Stablecoin alternatives to the US dollar are barely making a dent, accounting for less than one half of one percent of the total market.

Non-dollar stablecoins have grown sharply over the past five years. Despite the headlines, they just have not become any more important.
The combined supply of euro, Canadian dollar, Japanese yen, Singapore dollar, and other non-USD stablecoins rose to about $771 million in April 2026 from $261 million in May 2021, according to stablecoin supply data from Artemis. But their market share slipped to 0.24% from 0.26%, leaving dollar-pegged tokens with 99.76% of the stablecoin market.
In traditional finance, dollar dominance is a slow bleed. The dollar accounts for 89% of FX trades, 61% of foreign-currency debt issuance, and 57% of global reserves — numbers that have been grinding lower for a decade.
Onchain, it's the opposite.
Rising Treasury yields may deepen that advantage. Dollar stablecoins are not just backed by the world’s dominant currency; they are increasingly backed by the world’s deepest pool of short-term government debt.
As yields rise, issuers holding T-bills can earn more on reserves, making dollar stablecoin issuance more profitable and giving large players more money to spend on liquidity, distribution, and partnerships.
That Treasury advantage is already visible on-chain. Tokenized U.S. Treasury debt stands at $15.4 billion, making it the largest distributed RWA category tracked by RWA.xyz, while tokenized non-U.S. government debt totals just $1.4 billion. In other words, the market for on-chain U.S. government debt is roughly 11 times larger than the equivalent market for every other government bond market combined.
That matters for stablecoins because dollar issuers can plug into a deep, liquid, and yield-bearing collateral base, while non-dollar issuers are trying to build stablecoin markets without anything close to the same reserve infrastructure.

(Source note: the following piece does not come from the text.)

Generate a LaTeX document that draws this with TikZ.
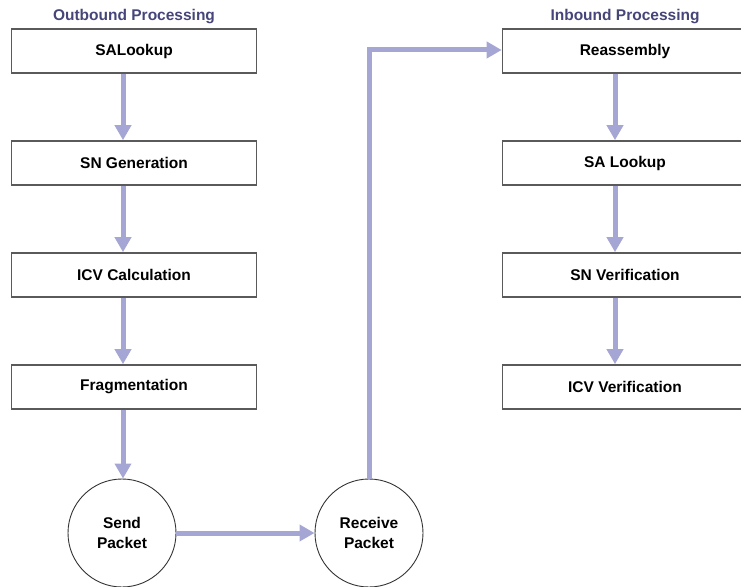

That reserve advantage helps explain why dollar stablecoins have stayed so far ahead. Issuers need liquid, trusted collateral to back redemptions, and on-chain that overwhelmingly means short-term U.S. government debt.
During CoinDesk's recent Consensus conference in Hong Kong, Coinbase’s global head of stablecoins, John Turner, said the dominance became self-reinforcing early because “it was a liquidity story,” adding that “if there was liquidity, liquidity got volume.”
Liquidity attracted volume, volume attracted use cases, and use cases attracted more liquidity. That's a flywheel that non-dollar issuers have never been able to start.
There's a simpler explanation for the gap. Most fiat currencies aren't usable outside their home country in the first place.
The IMF tracks roughly 180 currencies in circulation worldwide. Of those, maybe eight trade with meaningful liquidity in global FX markets — the dollar, euro, yen, sterling, Swiss franc, Canadian dollar, Australian dollar, and yuan. The rest are effectively onshore instruments by design. Major Asian currencies like the Taiwan dollar or the Korean won are restricted onshore.
Stablecoins inherit the international reach of their parent currency, and most of the world's currencies have none.
That leaves a working universe of maybe a half-dozen currencies, like the euro or the yen, that could plausibly support a globally used stablecoin.
But the market doesn't seem interested for now.